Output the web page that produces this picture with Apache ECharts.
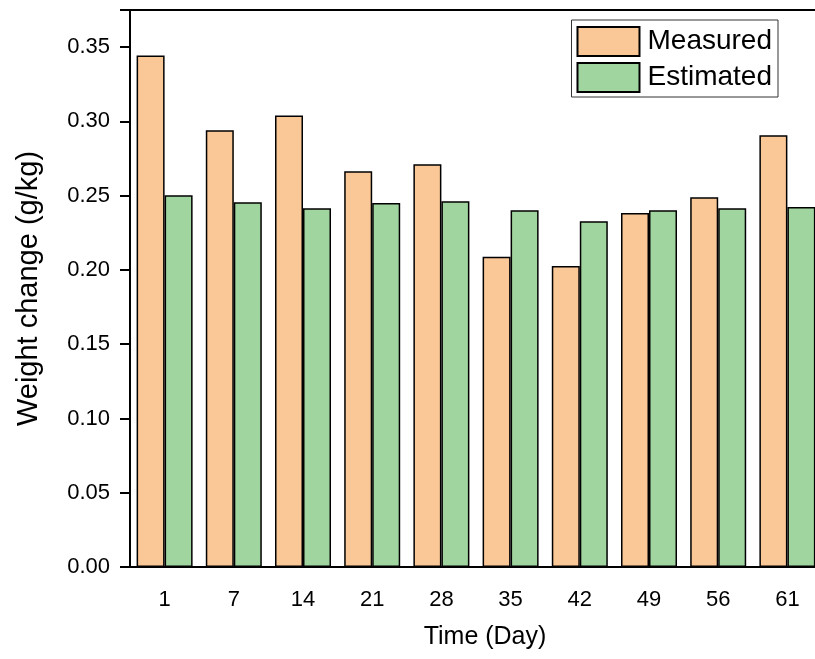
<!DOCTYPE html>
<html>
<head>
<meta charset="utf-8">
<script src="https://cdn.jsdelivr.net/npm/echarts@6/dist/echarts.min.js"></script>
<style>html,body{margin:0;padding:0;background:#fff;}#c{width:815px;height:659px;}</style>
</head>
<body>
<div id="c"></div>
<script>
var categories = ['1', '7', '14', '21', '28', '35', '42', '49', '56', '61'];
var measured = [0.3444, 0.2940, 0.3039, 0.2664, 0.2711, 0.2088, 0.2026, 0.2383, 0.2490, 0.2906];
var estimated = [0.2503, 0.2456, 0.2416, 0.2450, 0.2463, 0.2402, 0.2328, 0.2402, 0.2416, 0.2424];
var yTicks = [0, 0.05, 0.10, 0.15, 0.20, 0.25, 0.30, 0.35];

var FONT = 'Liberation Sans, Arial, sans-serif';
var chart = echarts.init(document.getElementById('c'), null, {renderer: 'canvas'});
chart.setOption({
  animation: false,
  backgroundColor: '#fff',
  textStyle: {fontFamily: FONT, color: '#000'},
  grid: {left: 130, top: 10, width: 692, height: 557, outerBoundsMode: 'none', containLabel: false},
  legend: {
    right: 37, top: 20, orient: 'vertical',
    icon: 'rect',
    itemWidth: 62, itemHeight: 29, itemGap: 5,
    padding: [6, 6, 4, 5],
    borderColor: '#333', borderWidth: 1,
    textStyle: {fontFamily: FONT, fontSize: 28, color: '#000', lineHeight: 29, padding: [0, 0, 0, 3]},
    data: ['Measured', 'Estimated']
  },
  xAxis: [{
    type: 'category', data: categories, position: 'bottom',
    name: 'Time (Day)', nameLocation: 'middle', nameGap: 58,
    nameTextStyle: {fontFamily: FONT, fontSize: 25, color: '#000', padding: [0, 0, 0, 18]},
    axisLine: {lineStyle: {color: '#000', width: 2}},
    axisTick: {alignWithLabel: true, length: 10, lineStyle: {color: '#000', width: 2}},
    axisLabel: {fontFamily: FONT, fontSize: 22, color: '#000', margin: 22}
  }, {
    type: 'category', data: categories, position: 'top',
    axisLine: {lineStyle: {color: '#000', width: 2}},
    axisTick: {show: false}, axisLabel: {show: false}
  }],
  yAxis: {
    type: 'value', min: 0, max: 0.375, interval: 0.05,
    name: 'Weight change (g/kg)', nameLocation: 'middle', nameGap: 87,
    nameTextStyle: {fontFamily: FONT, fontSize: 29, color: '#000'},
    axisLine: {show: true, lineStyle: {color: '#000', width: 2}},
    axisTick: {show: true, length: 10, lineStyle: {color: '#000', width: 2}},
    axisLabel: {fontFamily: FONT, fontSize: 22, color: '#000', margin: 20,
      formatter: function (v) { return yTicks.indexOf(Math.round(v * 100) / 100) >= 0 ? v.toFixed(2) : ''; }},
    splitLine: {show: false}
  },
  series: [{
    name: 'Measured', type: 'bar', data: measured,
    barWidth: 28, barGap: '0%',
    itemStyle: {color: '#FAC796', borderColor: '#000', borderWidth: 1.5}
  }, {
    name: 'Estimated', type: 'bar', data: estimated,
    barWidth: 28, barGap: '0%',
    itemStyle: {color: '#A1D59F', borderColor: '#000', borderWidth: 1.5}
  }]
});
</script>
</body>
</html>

* [REQUIREMENTS] Leave out any pictures and return exactly the lines from the beginning of the data through the line with "var yTicks = [0, 0.05, 0.10, 0.15, 0.20, 0.25, 0.30, 0.35];", inclusive.

* [COMPLETED TASK]
Output the web page that produces this picture with Apache ECharts.
<!DOCTYPE html>
<html>
<head>
<meta charset="utf-8">
<script src="https://cdn.jsdelivr.net/npm/echarts@6/dist/echarts.min.js"></script>
<style>html,body{margin:0;padding:0;background:#fff;}#c{width:815px;height:659px;}</style>
</head>
<body>
<div id="c"></div>
<script>
var categories = ['1', '7', '14', '21', '28', '35', '42', '49', '56', '61'];
var measured = [0.3444, 0.2940, 0.3039, 0.2664, 0.2711, 0.2088, 0.2026, 0.2383, 0.2490, 0.2906];
var estimated = [0.2503, 0.2456, 0.2416, 0.2450, 0.2463, 0.2402, 0.2328, 0.2402, 0.2416, 0.2424];
var yTicks = [0, 0.05, 0.10, 0.15, 0.20, 0.25, 0.30, 0.35];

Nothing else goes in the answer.